A former journalist, Wright is the founder of PR firm Citigate. He launched Porta, a marketing communications holding company, in 2011. Porta yesterday launched Newgate, a communications consultancy within the group, in Australia. The agency will be led by Brian Tyson as managing partner and Felicity Allen as deputy managing partner.
Porta also recently expanded Newgate into Singapore, hiring Terence Foo to lead the operation. The agency launched in Hong Kong in January, headed by Richard Barton, the former Asia managing partner of Kreab Gavin Anderson. It also recently signed affiliate deals with Jet-Go in Taiwan and CRGI in Macau.
Porta is a relatively unknown quantity in Asia. How do you plan to grow?

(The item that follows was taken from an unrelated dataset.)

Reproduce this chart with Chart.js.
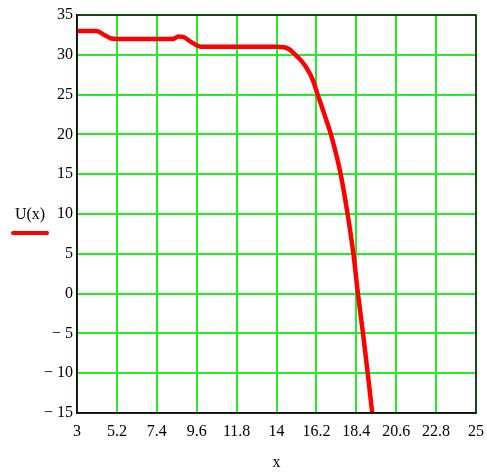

I’ve always built businesses rather than have affiliates. With affiliates, you have less control over the quality of service, so it’s always best to own the company. That’s the first option—I will keep to our business plan of startups or, if there is clear synergy, acquisitions. The only time I would contemplate affiliations would be if I am unsure of a particular market or if I needed to get into a country quickly and could not find a suitable acquisition.
I’ve always said we’re going to build a full-service communications group. Financial is the biggest growth area, so we’ll be predominantly financial and if need be, develop into consumer PR or advertising , direct marketing or even market research. Whatever we launch, we can develop into other areas. I see a full service global agency. We are already in London, Brussels and Frankfurt, as well as in Hong Kong, Singapore and Australia. China will come next. We’re going to start with PR—we’re doing it London, and there’s no reason we can’t do that wherever we go before we launch other services such as advertising. We have to have a global presence.
The moment I set up Citigate, I said I wanted it to be a multi-disciplined agency on an international basis. No one believed it was right, but I’ve always believed you’ve got to be multi-disciplined. The more you can offer, the more you can lock clients in. Time pressures mean that companies are getting fed up of dealing with a load of different agencies.
So PR agencies are still not broad enough in their offering?
I just see more and more general assignments in the future. It’s only a matter of time before it happens here [in Asia], as companies and senior management look to build brands and images alongside their financials.
Some of the large financial firms are too dependent on big deals. Because there’s no strong base of regular income, they struggle. We need and will have a much better mix.
Presumably there is still a role for financial ‘PR’ in the traditional sense?
Suddenly people have woken up to the value of strong brands. A lot of what we do is helping to build image. I wouldn’t say that’s financial. At the moment, [financial companies] are all building their brands ahead of an expected increase in M&A activity. At some stage, acquisitive companies will take advantage of the cheap targets that have done little to improve their images or ratings. We have to be in a position to service all that. So we need a lot more strings to the marketing bow.
If PR activities alone are not enough to sustain a network’s operations, how does Porta define itself?
I would call it an equity partnership. People [staff] need to be rewarded in a different way to how they used to be. All key operators have a stake in our business. They see equity as more attractive than cash. Most of our competitors don’t want to give up their equity so their key executives never get to have a stake in their business. I’ve always believed in having a smaller piece of the bigger cake, so I have never worried about dilution. This changes the whole way that individuals think and operate and how long they are prepared to commit. Our turnover in staff at Citigate was probably one of the lowest in the industry. Once they are committed, the future is in their own hands. The proof will be in the pudding, but I’m sure that it’s the right way.